··· Exercise materials
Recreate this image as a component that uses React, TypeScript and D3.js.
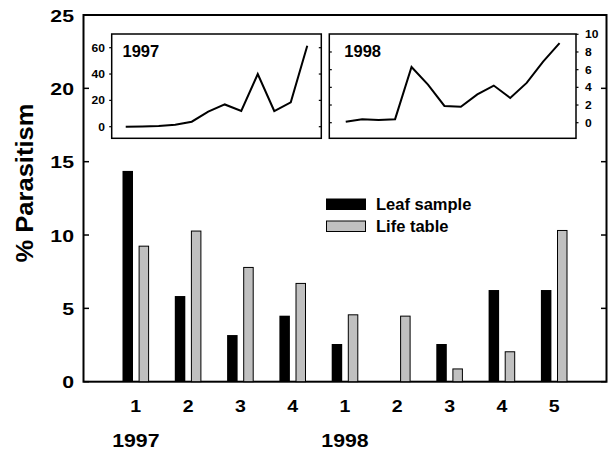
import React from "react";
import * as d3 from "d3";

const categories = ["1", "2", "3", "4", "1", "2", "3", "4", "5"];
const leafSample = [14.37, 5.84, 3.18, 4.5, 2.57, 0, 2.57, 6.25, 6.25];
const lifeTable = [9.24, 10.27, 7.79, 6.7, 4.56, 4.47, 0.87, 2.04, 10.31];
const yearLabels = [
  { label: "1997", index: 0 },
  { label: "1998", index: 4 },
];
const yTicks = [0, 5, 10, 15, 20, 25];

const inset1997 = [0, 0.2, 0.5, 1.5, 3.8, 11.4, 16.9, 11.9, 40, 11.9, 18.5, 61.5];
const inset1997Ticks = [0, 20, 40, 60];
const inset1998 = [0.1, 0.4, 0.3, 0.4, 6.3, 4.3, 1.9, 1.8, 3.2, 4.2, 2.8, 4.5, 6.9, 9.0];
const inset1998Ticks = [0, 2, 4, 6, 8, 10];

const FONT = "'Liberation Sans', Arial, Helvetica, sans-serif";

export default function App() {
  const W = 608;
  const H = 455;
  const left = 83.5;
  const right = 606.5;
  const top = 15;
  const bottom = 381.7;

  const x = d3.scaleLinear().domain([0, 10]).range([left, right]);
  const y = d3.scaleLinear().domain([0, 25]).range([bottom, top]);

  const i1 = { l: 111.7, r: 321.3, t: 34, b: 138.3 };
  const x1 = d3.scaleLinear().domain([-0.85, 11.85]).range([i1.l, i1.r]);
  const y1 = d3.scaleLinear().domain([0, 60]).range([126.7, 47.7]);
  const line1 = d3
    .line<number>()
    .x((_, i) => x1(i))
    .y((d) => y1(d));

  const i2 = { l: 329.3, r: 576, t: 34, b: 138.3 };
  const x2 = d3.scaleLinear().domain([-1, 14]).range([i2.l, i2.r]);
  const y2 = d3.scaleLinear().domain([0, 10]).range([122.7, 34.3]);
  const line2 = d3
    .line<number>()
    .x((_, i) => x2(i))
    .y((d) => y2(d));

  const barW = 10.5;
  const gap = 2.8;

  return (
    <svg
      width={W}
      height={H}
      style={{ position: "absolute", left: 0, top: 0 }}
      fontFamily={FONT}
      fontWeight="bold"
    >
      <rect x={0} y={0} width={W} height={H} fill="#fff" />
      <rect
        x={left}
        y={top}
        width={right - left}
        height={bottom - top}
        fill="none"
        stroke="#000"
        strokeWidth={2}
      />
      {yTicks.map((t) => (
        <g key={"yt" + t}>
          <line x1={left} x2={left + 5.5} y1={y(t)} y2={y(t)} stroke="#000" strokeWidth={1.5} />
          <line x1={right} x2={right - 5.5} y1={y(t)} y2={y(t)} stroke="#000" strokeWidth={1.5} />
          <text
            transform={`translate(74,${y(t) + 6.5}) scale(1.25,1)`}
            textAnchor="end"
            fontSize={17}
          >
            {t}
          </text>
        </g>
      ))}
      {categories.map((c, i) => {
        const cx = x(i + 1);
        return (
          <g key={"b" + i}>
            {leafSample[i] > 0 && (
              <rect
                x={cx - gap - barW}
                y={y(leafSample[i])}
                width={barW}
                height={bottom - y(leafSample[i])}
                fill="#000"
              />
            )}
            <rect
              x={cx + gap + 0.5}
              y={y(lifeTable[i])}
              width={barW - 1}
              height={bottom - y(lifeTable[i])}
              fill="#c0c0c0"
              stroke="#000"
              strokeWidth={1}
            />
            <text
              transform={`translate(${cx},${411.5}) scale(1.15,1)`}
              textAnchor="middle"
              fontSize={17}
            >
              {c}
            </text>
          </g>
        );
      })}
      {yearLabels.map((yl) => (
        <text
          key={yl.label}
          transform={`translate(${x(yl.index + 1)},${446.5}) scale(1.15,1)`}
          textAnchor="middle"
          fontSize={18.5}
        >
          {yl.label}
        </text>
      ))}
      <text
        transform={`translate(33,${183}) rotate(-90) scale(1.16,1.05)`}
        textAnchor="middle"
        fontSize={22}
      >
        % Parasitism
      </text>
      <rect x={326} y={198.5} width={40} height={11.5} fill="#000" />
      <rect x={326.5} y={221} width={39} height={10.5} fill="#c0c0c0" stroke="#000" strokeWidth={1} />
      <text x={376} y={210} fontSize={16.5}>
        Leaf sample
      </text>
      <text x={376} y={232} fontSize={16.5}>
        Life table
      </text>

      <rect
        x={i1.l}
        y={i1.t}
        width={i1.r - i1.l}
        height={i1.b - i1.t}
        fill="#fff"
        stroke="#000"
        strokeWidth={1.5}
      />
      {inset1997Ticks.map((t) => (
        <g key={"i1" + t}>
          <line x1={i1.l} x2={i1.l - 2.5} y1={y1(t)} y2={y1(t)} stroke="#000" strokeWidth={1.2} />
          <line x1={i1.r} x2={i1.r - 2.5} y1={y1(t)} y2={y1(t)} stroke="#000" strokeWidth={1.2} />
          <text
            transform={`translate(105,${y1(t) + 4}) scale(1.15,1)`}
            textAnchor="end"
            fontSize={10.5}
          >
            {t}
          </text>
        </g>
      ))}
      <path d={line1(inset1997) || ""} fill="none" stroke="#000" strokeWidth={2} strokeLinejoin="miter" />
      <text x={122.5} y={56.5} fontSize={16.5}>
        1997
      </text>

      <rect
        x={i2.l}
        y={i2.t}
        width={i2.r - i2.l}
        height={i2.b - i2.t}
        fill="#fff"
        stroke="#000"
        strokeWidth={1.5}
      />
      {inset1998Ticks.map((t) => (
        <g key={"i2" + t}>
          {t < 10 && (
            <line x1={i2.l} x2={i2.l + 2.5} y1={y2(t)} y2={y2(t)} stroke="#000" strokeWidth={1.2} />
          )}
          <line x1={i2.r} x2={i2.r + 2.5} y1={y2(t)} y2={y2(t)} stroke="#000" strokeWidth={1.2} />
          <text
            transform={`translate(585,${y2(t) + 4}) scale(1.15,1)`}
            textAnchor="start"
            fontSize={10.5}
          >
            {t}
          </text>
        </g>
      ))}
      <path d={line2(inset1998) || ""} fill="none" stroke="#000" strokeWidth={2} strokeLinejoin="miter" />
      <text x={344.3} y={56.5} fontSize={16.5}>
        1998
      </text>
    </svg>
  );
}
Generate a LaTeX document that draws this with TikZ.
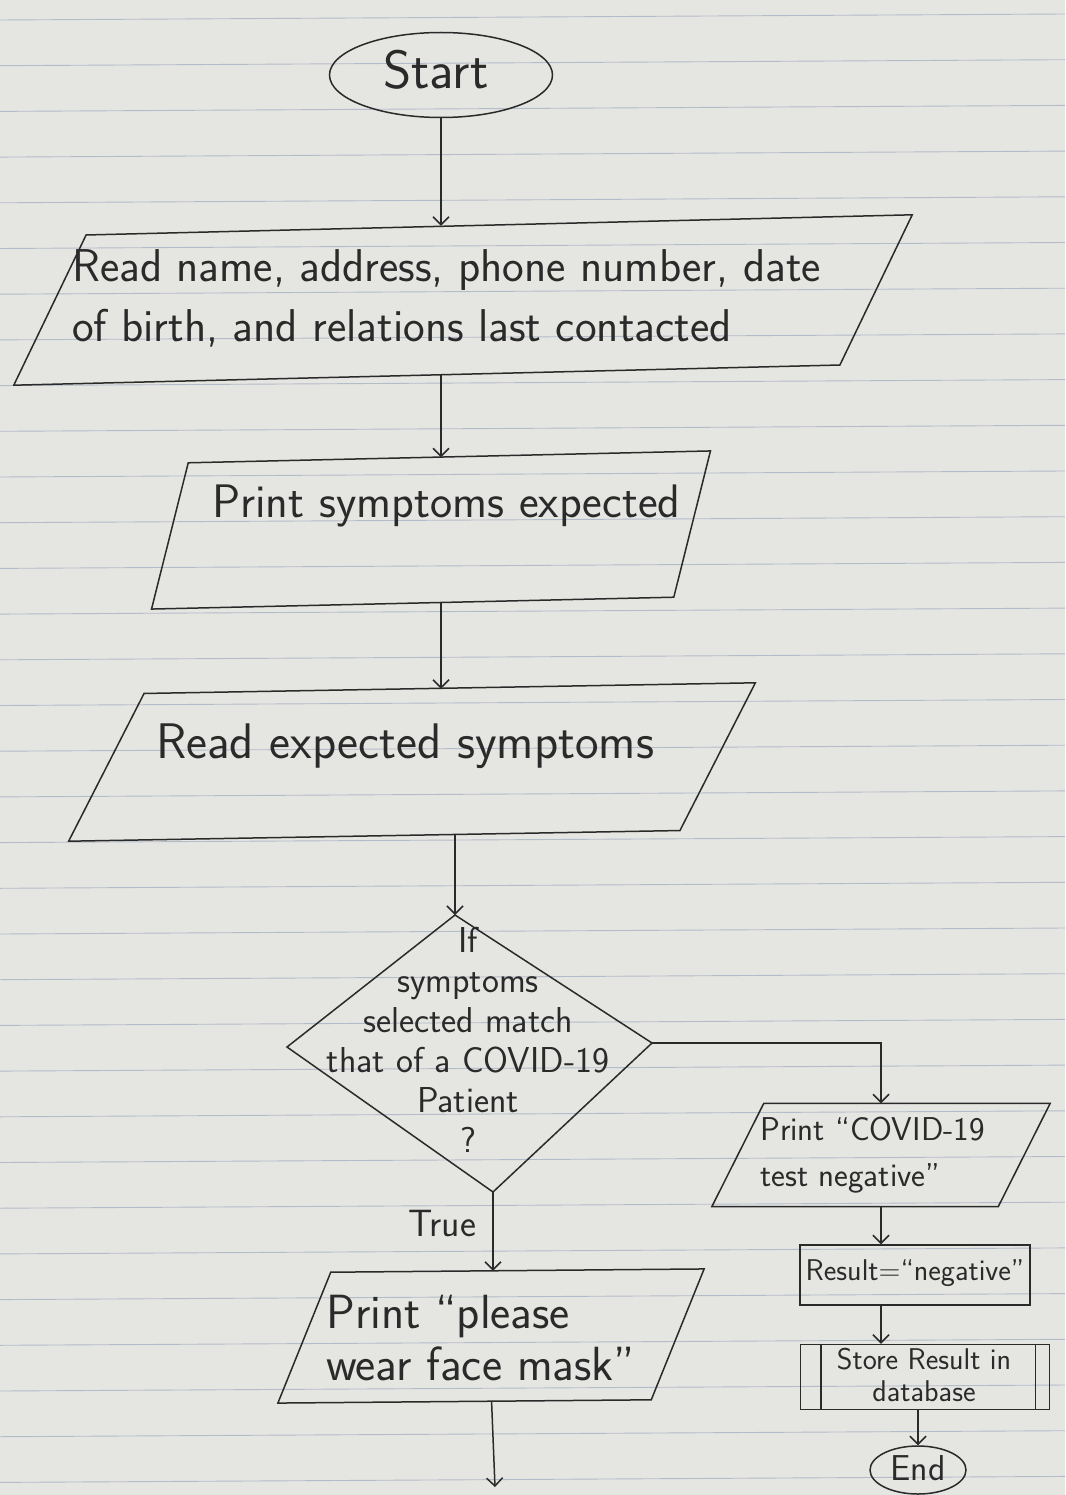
······
§ **Exercise brief**
Work through the records line by line and tally those holding "that". Reply with the number alone.

§ **Full answer**
2